All right, I'm just gonna say it and get it out of the way—there will always be a special place in my heart for dick and fart jokes. I grew up adoring Kevin Smith, so I can't help it, okay? And if there's one thing you should know about Beerfest, it's this—it is filled to the brim with dick and, burp jokes. (Is there really a difference?) So if you can't get down with that and have a little fun with a movie, read no further.

For those of you still reading, there's another thing I'm going to admit—I love beer! I mean, fuck, I'm drunk right now! And if you love beer as much as I do, then you'll appreciate this movie even more, since it's all about the love of that sweet, sweet nectar we call beer.

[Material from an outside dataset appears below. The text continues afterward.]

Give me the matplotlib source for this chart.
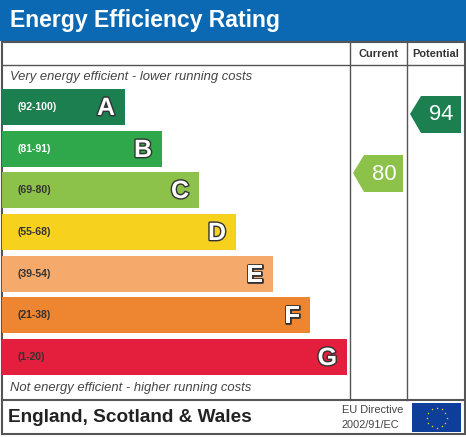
import matplotlib
matplotlib.use("Agg")
import matplotlib.pyplot as plt
import matplotlib.patheffects as pe
import numpy as np
from matplotlib.patches import Rectangle, Polygon

letters = ["A", "B", "C", "D", "E", "F", "G"]
ranges = ["(92-100)", "(81-91)", "(69-80)", "(55-68)", "(39-54)", "(21-38)", "(1-20)"]
lows = [92, 81, 69, 55, 39, 21, 1]
colors = ["#1b7f4f", "#2ea84a", "#8cc14a", "#f6d11e", "#f5aa6b", "#ee8530", "#e41f3e"]
label_colors = ["white", "white", "#333333", "#333333", "#333333", "#333333", "#333333"]
current = 80
potential = 94

W, H = 466, 437
fig = plt.figure(figsize=(W/100, H/100), dpi=100)
ax = fig.add_axes([0, 0, 1, 1])
ax.set_xlim(0, W); ax.set_ylim(H, 0); ax.axis("off")

def fs(px): return px * 0.72

ax.add_patch(Rectangle((0, 0), W, 40, color="#0b68b2"))
ax.text(10, 20, "Energy Efficiency Rating", color="white", fontsize=fs(23), fontweight="bold", va="center", family="Liberation Sans")

lc = "#555555"
ax.add_patch(Rectangle((1.5, 42), W-3, 392, fill=False, ec=lc, lw=1.5))
ax.plot([1.5, W-1.5], [65, 65], color=lc, lw=1)
ax.plot([1.5, W-1.5], [400, 400], color=lc, lw=1.5)
ax.plot([350, 350], [42, 400], color=lc, lw=1)
ax.plot([407, 407], [42, 400], color=lc, lw=1)
ax.text(378.5, 54, "Current", fontsize=fs(11), fontweight="bold", ha="center", va="center", color="#333", family="Liberation Sans")
ax.text(435.5, 54, "Potential", fontsize=fs(11), fontweight="bold", ha="center", va="center", color="#333", family="Liberation Sans")
ax.text(10, 77, "Very energy efficient - lower running costs", fontsize=fs(13), style="italic", va="center", color="#444", family="Liberation Sans")
ax.text(10, 388, "Not energy efficient - higher running costs", fontsize=fs(13), style="italic", va="center", color="#444", family="Liberation Sans")

tops = [89, 131, 172, 214, 256, 297, 339]
h = 36
for i, L in enumerate(letters):
    right = 125 + i * 37
    y = tops[i]
    ax.add_patch(Rectangle((2, y), right - 2, h, color=colors[i], lw=0))
    ax.text(18, y + h/2, ranges[i], fontsize=fs(10.5), fontweight="bold", va="center", color=label_colors[i], family="Liberation Sans")
    t = ax.text(right - 10, y + h/2 + 1, L, fontsize=fs(25), fontweight="bold", ha="right", va="center", color="white", family="Liberation Sans")
    t.set_path_effects([pe.Stroke(linewidth=2, foreground="#333"), pe.Normal()])

def band(v):
    for i, lo in enumerate(lows):
        if v >= lo: return i
    return 6

def arrow(v, x0, x1, y0):
    i = band(v)
    ym = y0 + 18
    ax.add_patch(Polygon([(x0, ym), (x0+11, y0), (x1, y0), (x1, y0+37), (x0+11, y0+37)], closed=True, color=colors[i], lw=0))
    ax.text((x0+x1)/2 + 6, ym + 1, str(v), fontsize=fs(22), ha="center", va="center", color="white", family="Liberation Sans")

arrow(current, 353, 403, 155)
arrow(potential, 410, 461, 96)

ax.text(8, 418, "England, Scotland & Wales", fontsize=fs(19), fontweight="bold", va="center", color="#222", family="Liberation Sans")
ax.text(342, 410, "EU Directive", fontsize=fs(11), va="center", color="#444", family="Liberation Sans")
ax.text(342, 425, "2002/91/EC", fontsize=fs(11), va="center", color="#444", family="Liberation Sans")
ax.add_patch(Rectangle((412, 403), 49, 29, color="#0d3f9a", lw=0))
ang = np.linspace(0, 2*np.pi, 13)[:-1]
ax.scatter(436.5 + 10*np.cos(ang), 417.5 + 10*np.sin(ang), marker="*", s=3, color="#ffdd00", zorder=5, linewidths=0)

fig.savefig("out.png", dpi=100)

Okay, so if you love beer and you can appreciate immature humor, then check this shit out: Todd and Jan Wolfhouse (Erik Stolhanske and Paul Soter) discover their grandpa died, and so have been assigned to spread his ashes at the family plot in Germany during Oktoberfest. Once they get there, they're brought to a special underground Beer Olympics called Beerfest, where they're told by some beefy, asshole Germans that their grandpa was a fraud and their great grandma was the town whore.

Long story short, to get back at the Germans, Todd and Jan go back to America and put together their own team of misfits to compete in the Beerfest games the following year. Insert all your favorite Broken Lizard actors, those dick and burp jokes I referenced earlier, and a nasty run-in with mustard, and one year passes—at which point the American Beerfest team whips the shit out of everyone. Represent.

So, yeah: Go into Beerfest expecting a good time, a lot of laughs, and not much else—and you, like me, will likely enjoy this hilarious masterpiece. I loved this movie—and I'm not just saying that because I'm drunk!